People who are starting a business don’t always have a handle on what it actually will cost to be in business. And that’s understandable. If you’ve never been in business you tend to think of what something costs to sell and how much you can sell it for. But there are a lot of other costs you need to account for. The items on this transparency still factor into pricing and profitability.

List of business costs to consider when you are starting a business

Evergreen Marketing Tips for Startups

If you’re a first-time business owner, you probably have a list of tasks to complete before you actually start the business. Besides researching the viability of the business, those tasks include things like naming the business, deciding how they’ll operate the business for tax purposes, getting any needed licenses and permits, etc.
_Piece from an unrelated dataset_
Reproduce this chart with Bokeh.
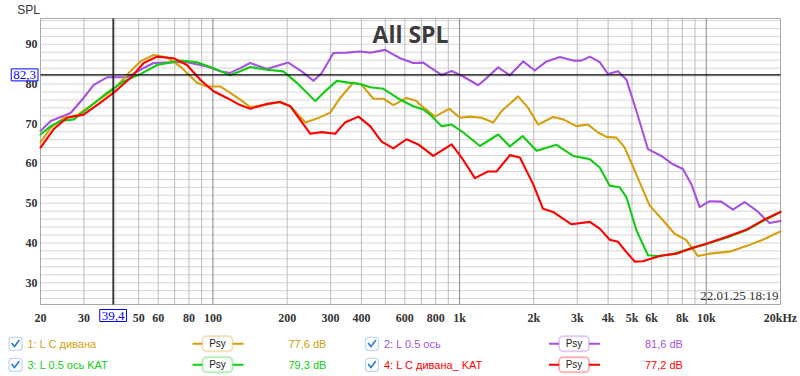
from bokeh.plotting import figure
from bokeh.models import Range1d, FixedTicker, Label, BoxAnnotation
from bokeh.layouts import column
from bokeh.embed import file_html
from bokeh.resources import INLINE
from bokeh.core.properties import value
import math

# ---------------- data ----------------
gold_f = [20, 22, 24.9, 28.2, 33.9, 39.6, 46.3, 50.8, 57.5, 65.2,
          73.8, 86.2, 94.6, 107, 117.6, 129, 141.7, 160, 187, 206,
          237, 264, 299, 328, 371, 401, 447, 491, 539, 610,
          670, 691, 759, 795, 908, 1003, 1101, 1228, 1368, 1480,
          1728, 1896, 2082, 2394, 2628, 2978, 3318, 3642, 3940, 4324,
          4671, 5128, 5897, 6676, 7446, 8304, 9252, 10320, 12432, 14528,
          16960, 20000]
gold_db = [65.3, 69.0, 71.5, 72.2, 75.7, 78.6, 83.2, 85.7, 87.3, 86.7,
           84.4, 80.3, 79.4, 79.4, 77.8, 76.1, 74.2, 74.7, 75.5, 74.4,
           70.3, 71.3, 72.8, 76.5, 80.4, 79.8, 76.3, 76.3, 74.7, 76.5,
           75.7, 74.8, 72.8, 71.8, 73.8, 71.5, 71.8, 71.5, 70.3, 73.2,
           76.9, 74.0, 69.8, 71.7, 71.1, 69.4, 69.8, 67.8, 66.7, 66.5,
           64.0, 58.2, 49.4, 45.7, 42.3, 40.7, 36.7, 37.3, 37.8, 39.2,
           40.8, 42.9]

purple_f = [20, 22, 26.5, 29.9, 32.9, 37.2, 44.9, 50.8, 57.5, 69.3,
            78.5, 94.6, 107, 117.6, 129, 141.7, 165.5, 202, 229, 256,
            276, 308, 349, 395, 434, 499, 574, 649, 713, 759,
            846, 929, 1035, 1190, 1287, 1434, 1599, 1810, 2018, 2252,
            2549, 2885, 3120, 3371, 3700, 3998, 4389, 4746, 5210, 5804,
            6577, 7328, 8045, 8700, 9400, 10320, 11508, 12822, 14302, 15948,
            18056, 20000]
purple_db = [68.2, 70.7, 72.7, 76.5, 79.8, 81.7, 81.7, 83.6, 85.3, 85.5,
             85.5, 84.4, 83.2, 82.8, 84.0, 85.3, 83.8, 85.4, 83.2, 80.8,
             82.8, 87.8, 87.9, 88.2, 87.9, 88.6, 86.5, 85.3, 85.4, 84.2,
             82.3, 83.3, 81.9, 79.7, 81.5, 84.2, 82.2, 85.7, 83.4, 85.7,
             86.8, 85.9, 85.9, 86.9, 85.5, 82.5, 83.2, 81.1, 73.2, 63.6,
             61.9, 59.8, 58.6, 54.8, 49.0, 50.5, 50.4, 48.4, 50.3, 48.2,
             45.0, 45.5]

green_f = [20, 22, 24.1, 27.3, 31.9, 37.2, 43.5, 50.8, 59.4, 73.8,
           86.2, 100.6, 117.6, 129, 141.7, 165.5, 193, 219, 260, 290,
           318, 360, 395, 434, 491, 574, 649, 713, 759, 846,
           929, 1035, 1209, 1434, 1599, 1801, 2051, 2472, 2885, 3371,
           3700, 4062, 4458, 4746, 5210, 5804, 6370, 7328, 8831, 10006,
           12058, 14528, 16960, 20000]
green_db = [67.3, 69.4, 70.7, 71.1, 74.4, 77.8, 80.7, 82.5, 84.8, 85.9,
            85.5, 84.0, 82.2, 83.2, 84.3, 83.6, 83.2, 80.3, 75.7, 78.6,
            80.8, 80.3, 80.0, 79.2, 78.8, 76.1, 74.4, 73.6, 72.3, 69.4,
            69.8, 67.8, 64.4, 67.3, 64.3, 66.9, 63.2, 64.7, 61.9, 61.1,
            59.0, 54.4, 54.0, 51.5, 43.2, 36.9, 36.7, 37.2, 38.8, 39.7,
            41.3, 43.2, 45.5, 47.8]

red_f = [20, 22.6, 25.6, 29.9, 35, 39.6, 46.3, 52.4, 59.4, 69.3,
         78.5, 88.9, 100.6, 114, 129, 141.7, 165.5, 187, 206, 248,
         276, 313, 343, 389, 434, 483, 539, 610, 680, 782,
         929, 1019, 1154, 1306, 1413, 1599, 1756, 1987, 2180, 2394,
         2842, 3371, 3700, 4062, 4389, 4671, 5128, 5540, 6472, 7564,
         8831, 10006, 12058, 14528, 16960, 20000]
red_db = [64.0, 68.6, 71.5, 72.3, 75.3, 77.8, 81.5, 85.3, 86.9, 86.5,
          84.8, 81.1, 78.2, 76.5, 74.7, 73.8, 75.0, 75.5, 74.4, 67.5,
          67.9, 67.5, 70.3, 71.8, 69.4, 65.5, 63.8, 66.1, 64.8, 61.9,
          64.8, 61.5, 56.3, 58.0, 58.0, 62.1, 61.5, 54.8, 48.6, 47.8,
          44.7, 45.3, 43.6, 40.8, 40.3, 38.2, 35.3, 35.4, 36.7, 37.3,
          38.8, 39.8, 41.5, 43.3, 45.7, 47.8]

series_names = ["1: L C дивана", "2: L 0.5 ось", "3: L 0.5 ось KAT", "4: L C дивана_ KAT"]
series_values = ["77,6 dB", "81,6 dB", "79,3 dB", "77,2 dB"]

x_ticks = [20, 30, 40, 50, 60, 80, 100, 200, 300, 400, 600, 800,
           1000, 2000, 3000, 4000, 5000, 6000, 8000, 10000, 20000]
x_tick_labels = ["20", "30", "", "50", "60", "80", "100", "200", "300", "400", "600", "800",
                 "1k", "2k", "3k", "4k", "5k", "6k", "8k", "10k", "20kHz"]
x_grid_lines = [30, 40, 50, 60, 70, 80, 90,
                200, 300, 400, 500, 600, 700, 800, 900,
                2000, 3000, 4000, 5000, 6000, 7000, 8000, 9000]
x_decades = [100, 1000, 10000]
y_ticks = [30, 40, 50, 60, 70, 80, 90]
y_grid_lines = list(range(26, 97, 2))

f_min, f_max = 20, 20000
db_min, db_max = 24.5, 96.5

cursor_freq = 39.4
cursor_level = 82.3
cursor_freq_text = "39,4"
cursor_level_text = "82,3"
title_text = "All SPL"
date_text = "22.01.25 18:19"

# ---------------- style / layout ----------------
GOLD = "#d4a010"
PURPLE = "#a652e0"
GREEN = "#12cc12"
RED = "#ff0000"
colors = [GOLD, PURPLE, GREEN, RED]
BLUE = "#0000ff"
CHECK_BLUE = "#2f7fd8"
AXIS_FONT = "Liberation Sans Narrow"
TEXT_FONT = "Liberation Sans"

W, H_MAIN, H_LEG = 800, 330, 46
FL, FR, FT, FB = 40, 780, 18, 304          # plot-area edges in canvas pixels

px_per_dec = (FR - FL) / math.log10(f_max / f_min)
px_per_db = (FB - FT) / (db_max - db_min)
x_lo = f_min * 10 ** (-FL / px_per_dec)
x_hi = f_max * 10 ** ((W - FR) / px_per_dec)
y_hi = db_max + FT / px_per_db
y_lo = db_min - (H_MAIN - FB) / px_per_db

# ---------------- main chart ----------------
p = figure(width=W, height=H_MAIN, x_axis_type="log",
           x_range=Range1d(x_lo, x_hi), y_range=Range1d(y_lo, y_hi),
           output_backend="svg", toolbar_location=None, min_border=0)
p.background_fill_color = "white"
p.border_fill_color = "white"
p.outline_line_color = None
p.grid.visible = False

p.xaxis.fixed_location = db_min
p.xaxis.bounds = (f_min, f_max)
p.yaxis.fixed_location = f_min
p.yaxis.bounds = (db_min, db_max)
p.xaxis.ticker = FixedTicker(ticks=x_ticks)
p.xaxis.major_label_overrides = {float(t): lab for t, lab in zip(x_ticks, x_tick_labels)}
p.yaxis.ticker = FixedTicker(ticks=y_ticks)
for ax in (p.xaxis, p.yaxis):
    ax.axis_line_color = None
    ax.major_tick_line_color = None
    ax.minor_tick_line_color = None
    ax.major_tick_out = 0
    ax.major_tick_in = 0
    ax.minor_tick_out = 0
    ax.minor_tick_in = 0
    ax.major_label_text_font = AXIS_FONT
    ax.major_label_text_font_style = "bold"
    ax.major_label_text_font_size = "12px"
    ax.major_label_text_color = "#333333"
p.xaxis.major_label_standoff = 6
p.yaxis.major_label_standoff = 3

# plot-area grid
p.segment(x0=[f_min] * len(y_grid_lines), x1=[f_max] * len(y_grid_lines),
          y0=y_grid_lines, y1=y_grid_lines, line_color="#d6d6d6", line_width=1)
p.segment(x0=x_grid_lines, x1=x_grid_lines, y0=[db_min] * len(x_grid_lines),
          y1=[db_max] * len(x_grid_lines), line_color="#bcbcbc", line_width=1)
p.segment(x0=x_decades, x1=x_decades, y0=[db_min] * 3, y1=[db_max] * 3,
          line_color="#858585", line_width=1)
p.quad(left=f_min, right=f_max, bottom=db_min, top=db_max,
       fill_color=None, line_color="#a8a8a8", line_width=1)

for f, db, c in [(purple_f, purple_db, PURPLE), (gold_f, gold_db, GOLD),
                 (green_f, green_db, GREEN), (red_f, red_db, RED)]:
    p.line(f, db, line_color=c, line_width=2.1, line_join="round", line_cap="round")

# cursor cross
p.segment(x0=[cursor_freq, f_min], x1=[cursor_freq, f_max],
          y0=[db_min, cursor_level], y1=[db_max, cursor_level],
          line_color="black", line_width=1.3)

title_f = f_min * 10 ** ((410 - FL) / px_per_dec)
p.add_layout(Label(x=title_f, y=db_max - (33 - FT) / px_per_db, text=title_text,
                   text_align="center", text_baseline="middle",
                   text_font="Open Sans", text_font_style="bold", text_font_size="23px",
                   text_color="#3c3c3c"))
p.add_layout(Label(x=f_max, y=db_min, x_offset=-2, y_offset=2, text=date_text,
                   text_align="right", text_baseline="bottom",
                   text_font=AXIS_FONT, text_font_size="13px", text_color="#333333"))
spl_f = f_min * 10 ** ((28 - FL) / px_per_dec)
p.add_layout(Label(x=spl_f, y=db_max + (FT - 9) / px_per_db, text="SPL",
                   text_align="center", text_baseline="middle",
                   text_font=TEXT_FONT, text_font_size="12px", text_color="#333333"))
p.add_layout(Label(x=f_min, y=cursor_level, x_offset=-2.5, text=cursor_level_text,
                   text_align="right", text_baseline="middle",
                   text_font=AXIS_FONT, text_font_size="13px", text_color=BLUE,
                   border_line_color=BLUE, border_line_width=1,
                   background_fill_color="white", padding=2))
p.add_layout(Label(x=cursor_freq, y=db_min, y_offset=-5, text=cursor_freq_text,
                   text_align="center", text_baseline="top",
                   text_font=AXIS_FONT, text_font_size="13px", text_color=BLUE,
                   border_line_color=BLUE, border_line_width=1,
                   background_fill_color="white", padding=2))

# ---------------- legend strip ----------------
leg = figure(width=W, height=H_LEG, x_range=Range1d(0, W), y_range=Range1d(0, H_LEG),
             output_backend="svg", toolbar_location=None, min_border=0,
             x_axis_location=None, y_axis_location=None)
leg.grid.visible = False
leg.outline_line_color = None
leg.background_fill_color = "white"
leg.border_fill_color = "white"

col_cx = [15, 371.5]
row_cy = [H_LEG - (343.3 - H_MAIN), H_LEG - (364.3 - H_MAIN)]
slots = [(0, 0), (1, 0), (0, 1), (1, 1)]

txt_x, txt_y, txt_c = [], [], []
val_x, psy_x = [], []
for i, (ci, ri) in enumerate(slots):
    cx, cy = col_cx[ci], row_cy[ri]
    col = colors[i]
    leg.add_layout(BoxAnnotation(left=cx - 6.5, right=cx + 6.5, bottom=cy - 6.5, top=cy + 6.5,
                                 border_radius=3, line_color=CHECK_BLUE, line_width=1.3,
                                 fill_color="white", fill_alpha=1, level="underlay"))
    leg.line([cx - 3.5, cx - 1, cx + 3.5], [cy + 0.3, cy - 2.8, cy + 3.2],
             line_color=CHECK_BLUE, line_width=1.7, line_join="round", line_cap="round")
    leg.segment(x0=[cx + 177, cx + 217], y0=[cy, cy], x1=[cx + 187, cx + 228], y1=[cy, cy],
                line_color=col, line_width=2)
    leg.add_layout(BoxAnnotation(left=cx + 187, right=cx + 217, bottom=cy - 7.5, top=cy + 7.5,
                                 border_radius=4, line_color=col, line_width=2,
                                 fill_color="white", fill_alpha=1, level="underlay"))
    psy_x.append(cx + 202)
    txt_x.append(cx + 12)
    txt_y.append(cy)
    txt_c.append(col)
    val_x.append(cx + 273)

leg.text(x=txt_x, y=txt_y, text=series_names, text_color=txt_c, text_font=value(TEXT_FONT),
         text_font_size=value("11px"), text_baseline="middle", text_align="left")
leg.text(x=val_x, y=txt_y, text=series_values, text_color=txt_c, text_font=value(TEXT_FONT),
         text_font_size=value("11px"), text_baseline="middle", text_align="left")
leg.text(x=psy_x, y=txt_y, text=["Psy"] * 4, text_color="#222222", text_font=value(TEXT_FONT),
         text_font_size=value("10px"), text_baseline="middle", text_align="center")

layout = column(p, leg, spacing=0)
open("out.html", "w").write(file_html(layout, INLINE))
But once those tasks are finished, you face the biggest startup challenge: winning customers on what is usually a shoestring budget. Although digital marketing has greatly changed the way businesses woo customers, the underlying marketing principles haven’t really changed.

One of those principles is the need to keep marketing costs down when you are starting out. This slide is one of several that covered low-cost marketing methods.

Many of the tips from other slides in that presentation were repurposed and used in this marketing article I wrote, which originally appeared on BusinessKnowHow.com.

Getting those first customers can sometimes prove very difficult when you’re starting a business. This slide presents some marketing mistakes that are just as prevalent now as they were years ago.

Business Status: Independent Contractor of Employee?

Many one-person startups serve as independent contractors to other businesses. As an independent contractor (for instance, someone who is operating as a sole proprietor or a one-person LLC), you are responsible for paying your own self-employment taxes.

The businesses that hire you save money (compared to hiring an employee) because they don’t pay payroll taxes on your earnings or provide any benefits such as sick pay that they’d give employees.

Over the years, the U.S. Department of Labor has produced various rules to try to prevent businesses from mislabeling employees as independent contractors to cut costs. Those rules change periodically, but this old slide still outlines some of the key aspects of what an independent contractor is.

These are rules you should be aware of both to maintain your own independent contractor status and in the event you hire other contractors to work for you.

Ways to Increase Startup Profits

It’s not unusual for new small business owners to discover that profits can be hard to come by. Dreams of prosperity fade quickly when you make little or no profit. The ways to increase profits today are still pretty much the same as the tips on this slide, which I think I created around 2000 or 2001.

(The tip on selling more products and services refers to offering a wider variety of products and services.)

Business Can Be Risky

When you are a startup, you have your eye on reaching your goals. Bringing in business, making a profit, satisfying customers.

Focusing on those things is important. But you also need to pay attention to and do what you can to avoid the risks associated with being in business. Those risks can have big financial penalties associated with them.

These next two “old” slides outline some of the risks and the steps you can take to avoid risk.

Missing from this slide is a suggestion to either set up as an LLC or incorporate. That information may have been on a slide I’ve lost. But even if you do form an LLC or incorporate, you still need adequate insurance to help protect against financial loss if you are sued.


What Makes Startups Succeed

Technology has made it easier and less expensive to start and run a business than it was in the past. It’s also created new business opportunities to pursue.

For instance, if I were creating presentations today covering the tips on these old transparencies, they’d have eye-catching, professional looking graphics like the image at the top of the page. That’s because there are now graphic tools, databases of stock images, and artificial intelligence tools that make it easy for non-artists to create drawings and images to illustrate a point.

But while you need to adapt technology in your business, technology, by itself, won’t make your startup a success. To succeed, you have to focus on the basics and use technology as a tool to reach your business goals.